## SUPPLIED INFORMATION
#####
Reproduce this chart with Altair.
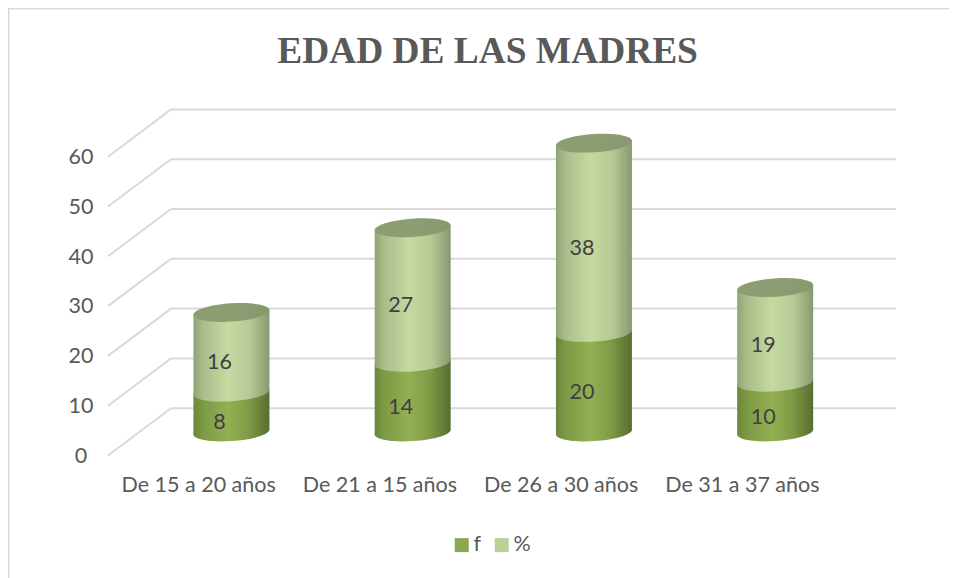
import altair as alt
import pandas as pd

chart_title = "EDAD DE LAS MADRES"
categories = ["De 15 a 20 años", "De 21 a 15 años", "De 26 a 30 años", "De 31 a 37 años"]
f_values = [8, 14, 20, 10]
pct_values = [16, 27, 38, 19]
series = ["f", "%"]
y_ticks = [0, 10, 20, 30, 40, 50, 60]

# oblique projection, in data units: x in category slots, y in chart values
DEPTH_X, DEPTH_Y = 0.3476, 9.5
MID_X, MID_Y = 0.181, 4.72
LABEL_X, LABEL_Y = 0.115, 2.5
HALF_W = 0.2096
TILT = 0.5
X_DOM = [-0.5517, 4.64]
Y_DOM = [-24.6, 89.86]

W, H = 941, 570
FONT = "Lato"
FS = 21.5
GRAY = "#595959"
GRID = "#D9D9D9"

x_scale = alt.Scale(domain=X_DOM, nice=False, zero=False)
y_scale = alt.Scale(domain=Y_DOM, nice=False, zero=False)
X = lambda f="x": alt.X(f"{f}:Q", scale=x_scale, axis=None, title=None)
Y = lambda f="y": alt.Y(f"{f}:Q", scale=y_scale, axis=None, title=None)


def grad(stops):
    return alt.Gradient(gradient="linear", x1=0, x2=1, y1=0, y2=0,
                        stops=[alt.GradientStop(offset=o, color=c) for o, c in stops])


grad_f = grad([(0, "#6B863A"), (0.12, "#7C9944"), (0.45, "#94B054"), (0.72, "#7F9B46"), (1, "#566E2E")])
grad_p = grad([(0, "#8FA474"), (0.12, "#A8BD8A"), (0.45, "#C5D9A0"), (0.75, "#B6C994"), (1, "#879870")])
grad_t = grad([(0, "#8B9E70"), (0.5, "#8C9E72"), (1, "#87986E")])

ELLIPSE = "M-1,0.066A1,0.24,-3.8,1,1,1,-0.066A1,0.24,-3.8,1,1,-1,0.066Z"
ELL_SIZE = 5776

# ---- data tables
back = pd.DataFrame({"x": [DEPTH_X] * 7, "x2": [4 + DEPTH_X] * 7,
                     "y": [v + DEPTH_Y for v in y_ticks]})
side = pd.DataFrame({"x": [0] * 7, "x2": [DEPTH_X] * 7, "y": y_ticks,
                     "y2": [v + DEPTH_Y for v in y_ticks]})
tick_df = pd.DataFrame({"x": [-0.149] * 7, "y": [v - 0.25 for v in y_ticks], "t": [str(v) for v in y_ticks]})

bodies, rings, labels = [], [], []
for i, c in enumerate(categories):
    cx = i + 0.5 + MID_X
    low = 0
    for s, v in zip(series, (f_values[i], pct_values[i])):
        high = low + v
        for side_x, t in ((cx - HALF_W, -TILT), (cx + HALF_W, TILT)):
            bodies.append({"cat": c, "s": s, "x": side_x,
                           "y": low + MID_Y + t, "y2": high + MID_Y + t})
        rings.append({"cat": c, "s": s, "x": cx, "y": low + MID_Y, "top": high + MID_Y})
        labels.append({"x": i + 0.5 + LABEL_X, "y": (low + high) / 2 + LABEL_Y, "t": str(v)})
        low = high
bodies = pd.DataFrame(bodies)
rings = pd.DataFrame(rings)
labels = pd.DataFrame(labels)
cat_df = pd.DataFrame({"x": [i + 0.5 for i in range(4)], "cat": categories, "y": -6.2})
frame = pd.DataFrame({"x": [X_DOM[0]], "x2": [X_DOM[1]], "y": [Y_DOM[1]], "y2": [Y_DOM[0]]})
title_df = pd.DataFrame({"x": [2.094], "y": [81.1], "t": [chart_title]})

# ---- layers
grid_back = alt.Chart(back).mark_rule(color=GRID, strokeWidth=2).encode(X(), alt.X2("x2:Q"), Y())
grid_side = alt.Chart(side).mark_rule(color=GRID, strokeWidth=2).encode(X(), alt.X2("x2:Q"), Y(), alt.Y2("y2:Q"))
frame_top = alt.Chart(frame).mark_rule(color=GRID, strokeWidth=3).encode(X(), alt.X2("x2:Q"), Y())
frame_left = alt.Chart(frame).mark_rule(color=GRID, strokeWidth=3).encode(X(), Y(), alt.Y2("y2:Q"))


def ell(df, gradient, field="y"):
    return alt.Chart(df).mark_point(shape=ELLIPSE, size=ELL_SIZE, filled=True, fill=gradient,
                                    opacity=1, strokeWidth=0).encode(X(), Y(field))


def body(df, gradient):
    return alt.Chart(df).mark_area(fill=gradient, opacity=1, orient="vertical").encode(
        X(), Y(), alt.Y2("y2:Q"), detail="cat:N")


rf, rp = rings[rings.s == "f"], rings[rings.s == "%"]
bf, bp = bodies[bodies.s == "f"], bodies[bodies.s == "%"]

tick_labels = alt.Chart(tick_df).mark_text(font=FONT, fontSize=FS, color=GRAY).encode(
    X(), Y(), text="t:N")
bar_labels = alt.Chart(labels).mark_text(font=FONT, fontSize=FS, color="#404040").encode(
    X(), Y(), text="t:N")
cat_labels = alt.Chart(cat_df).mark_text(font=FONT, fontSize=FS, color=GRAY).encode(
    X(), Y(), text="cat:N")
title_mark = alt.Chart(title_df).mark_text(font="Liberation Serif", fontSize=37.4, fontWeight="bold",
                                           color=GRAY).encode(X(), Y(), text="t:N")

legend_layer = alt.Chart(pd.DataFrame({"s": series})).mark_point(size=0, filled=True).encode(
    x=alt.value(-50), y=alt.value(-50),
    color=alt.Color("s:N", scale=alt.Scale(domain=series, range=["#8CA84E", "#BAD096"]),
                    legend=alt.Legend(title=None, orient="none", legendX=443, legendY=526,
                                      direction="horizontal", symbolType="square", symbolSize=196,
                                      symbolOpacity=1, symbolStrokeWidth=0, labelFont=FONT,
                                      labelFontSize=FS, labelColor=GRAY, columnPadding=9,
                                      labelOffset=1)),
)

chart = alt.layer(
    frame_top, frame_left, grid_back, grid_side, tick_labels, cat_labels, title_mark,
    ell(rf, grad_f), body(bf, grad_f),
    ell(rp, grad_p), body(bp, grad_p),
    ell(rp, grad_t, "top"),
    bar_labels, legend_layer,
).properties(
    width=W, height=H, padding=0, background="white",
    autosize=alt.AutoSizeParams(type="none"),
).configure_view(stroke=None)

chart.save("out.html", embed_options={"renderer": "svg", "actions": False})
#####
## WHAT IS ASKED
Print the whole listing above once more, word for word, without its pictures.

## EXERCISE OUTPUT
Reproduce this chart with Altair.
import altair as alt
import pandas as pd

chart_title = "EDAD DE LAS MADRES"
categories = ["De 15 a 20 años", "De 21 a 15 años", "De 26 a 30 años", "De 31 a 37 años"]
f_values = [8, 14, 20, 10]
pct_values = [16, 27, 38, 19]
series = ["f", "%"]
y_ticks = [0, 10, 20, 30, 40, 50, 60]

# oblique projection, in data units: x in category slots, y in chart values
DEPTH_X, DEPTH_Y = 0.3476, 9.5
MID_X, MID_Y = 0.181, 4.72
LABEL_X, LABEL_Y = 0.115, 2.5
HALF_W = 0.2096
TILT = 0.5
X_DOM = [-0.5517, 4.64]
Y_DOM = [-24.6, 89.86]

W, H = 941, 570
FONT = "Lato"
FS = 21.5
GRAY = "#595959"
GRID = "#D9D9D9"

x_scale = alt.Scale(domain=X_DOM, nice=False, zero=False)
y_scale = alt.Scale(domain=Y_DOM, nice=False, zero=False)
X = lambda f="x": alt.X(f"{f}:Q", scale=x_scale, axis=None, title=None)
Y = lambda f="y": alt.Y(f"{f}:Q", scale=y_scale, axis=None, title=None)


def grad(stops):
    return alt.Gradient(gradient="linear", x1=0, x2=1, y1=0, y2=0,
                        stops=[alt.GradientStop(offset=o, color=c) for o, c in stops])


grad_f = grad([(0, "#6B863A"), (0.12, "#7C9944"), (0.45, "#94B054"), (0.72, "#7F9B46"), (1, "#566E2E")])
grad_p = grad([(0, "#8FA474"), (0.12, "#A8BD8A"), (0.45, "#C5D9A0"), (0.75, "#B6C994"), (1, "#879870")])
grad_t = grad([(0, "#8B9E70"), (0.5, "#8C9E72"), (1, "#87986E")])

ELLIPSE = "M-1,0.066A1,0.24,-3.8,1,1,1,-0.066A1,0.24,-3.8,1,1,-1,0.066Z"
ELL_SIZE = 5776

# ---- data tables
back = pd.DataFrame({"x": [DEPTH_X] * 7, "x2": [4 + DEPTH_X] * 7,
                     "y": [v + DEPTH_Y for v in y_ticks]})
side = pd.DataFrame({"x": [0] * 7, "x2": [DEPTH_X] * 7, "y": y_ticks,
                     "y2": [v + DEPTH_Y for v in y_ticks]})
tick_df = pd.DataFrame({"x": [-0.149] * 7, "y": [v - 0.25 for v in y_ticks], "t": [str(v) for v in y_ticks]})

bodies, rings, labels = [], [], []
for i, c in enumerate(categories):
    cx = i + 0.5 + MID_X
    low = 0
    for s, v in zip(series, (f_values[i], pct_values[i])):
        high = low + v
        for side_x, t in ((cx - HALF_W, -TILT), (cx + HALF_W, TILT)):
            bodies.append({"cat": c, "s": s, "x": side_x,
                           "y": low + MID_Y + t, "y2": high + MID_Y + t})
        rings.append({"cat": c, "s": s, "x": cx, "y": low + MID_Y, "top": high + MID_Y})
        labels.append({"x": i + 0.5 + LABEL_X, "y": (low + high) / 2 + LABEL_Y, "t": str(v)})
        low = high
bodies = pd.DataFrame(bodies)
rings = pd.DataFrame(rings)
labels = pd.DataFrame(labels)
cat_df = pd.DataFrame({"x": [i + 0.5 for i in range(4)], "cat": categories, "y": -6.2})
frame = pd.DataFrame({"x": [X_DOM[0]], "x2": [X_DOM[1]], "y": [Y_DOM[1]], "y2": [Y_DOM[0]]})
title_df = pd.DataFrame({"x": [2.094], "y": [81.1], "t": [chart_title]})

# ---- layers
grid_back = alt.Chart(back).mark_rule(color=GRID, strokeWidth=2).encode(X(), alt.X2("x2:Q"), Y())
grid_side = alt.Chart(side).mark_rule(color=GRID, strokeWidth=2).encode(X(), alt.X2("x2:Q"), Y(), alt.Y2("y2:Q"))
frame_top = alt.Chart(frame).mark_rule(color=GRID, strokeWidth=3).encode(X(), alt.X2("x2:Q"), Y())
frame_left = alt.Chart(frame).mark_rule(color=GRID, strokeWidth=3).encode(X(), Y(), alt.Y2("y2:Q"))


def ell(df, gradient, field="y"):
    return alt.Chart(df).mark_point(shape=ELLIPSE, size=ELL_SIZE, filled=True, fill=gradient,
                                    opacity=1, strokeWidth=0).encode(X(), Y(field))


def body(df, gradient):
    return alt.Chart(df).mark_area(fill=gradient, opacity=1, orient="vertical").encode(
        X(), Y(), alt.Y2("y2:Q"), detail="cat:N")


rf, rp = rings[rings.s == "f"], rings[rings.s == "%"]
bf, bp = bodies[bodies.s == "f"], bodies[bodies.s == "%"]

tick_labels = alt.Chart(tick_df).mark_text(font=FONT, fontSize=FS, color=GRAY).encode(
    X(), Y(), text="t:N")
bar_labels = alt.Chart(labels).mark_text(font=FONT, fontSize=FS, color="#404040").encode(
    X(), Y(), text="t:N")
cat_labels = alt.Chart(cat_df).mark_text(font=FONT, fontSize=FS, color=GRAY).encode(
    X(), Y(), text="cat:N")
title_mark = alt.Chart(title_df).mark_text(font="Liberation Serif", fontSize=37.4, fontWeight="bold",
                                           color=GRAY).encode(X(), Y(), text="t:N")

legend_layer = alt.Chart(pd.DataFrame({"s": series})).mark_point(size=0, filled=True).encode(
    x=alt.value(-50), y=alt.value(-50),
    color=alt.Color("s:N", scale=alt.Scale(domain=series, range=["#8CA84E", "#BAD096"]),
                    legend=alt.Legend(title=None, orient="none", legendX=443, legendY=526,
                                      direction="horizontal", symbolType="square", symbolSize=196,
                                      symbolOpacity=1, symbolStrokeWidth=0, labelFont=FONT,
                                      labelFontSize=FS, labelColor=GRAY, columnPadding=9,
                                      labelOffset=1)),
)

chart = alt.layer(
    frame_top, frame_left, grid_back, grid_side, tick_labels, cat_labels, title_mark,
    ell(rf, grad_f), body(bf, grad_f),
    ell(rp, grad_p), body(bp, grad_p),
    ell(rp, grad_t, "top"),
    bar_labels, legend_layer,
).properties(
    width=W, height=H, padding=0, background="white",
    autosize=alt.AutoSizeParams(type="none"),
).configure_view(stroke=None)

chart.save("out.html", embed_options={"renderer": "svg", "actions": False})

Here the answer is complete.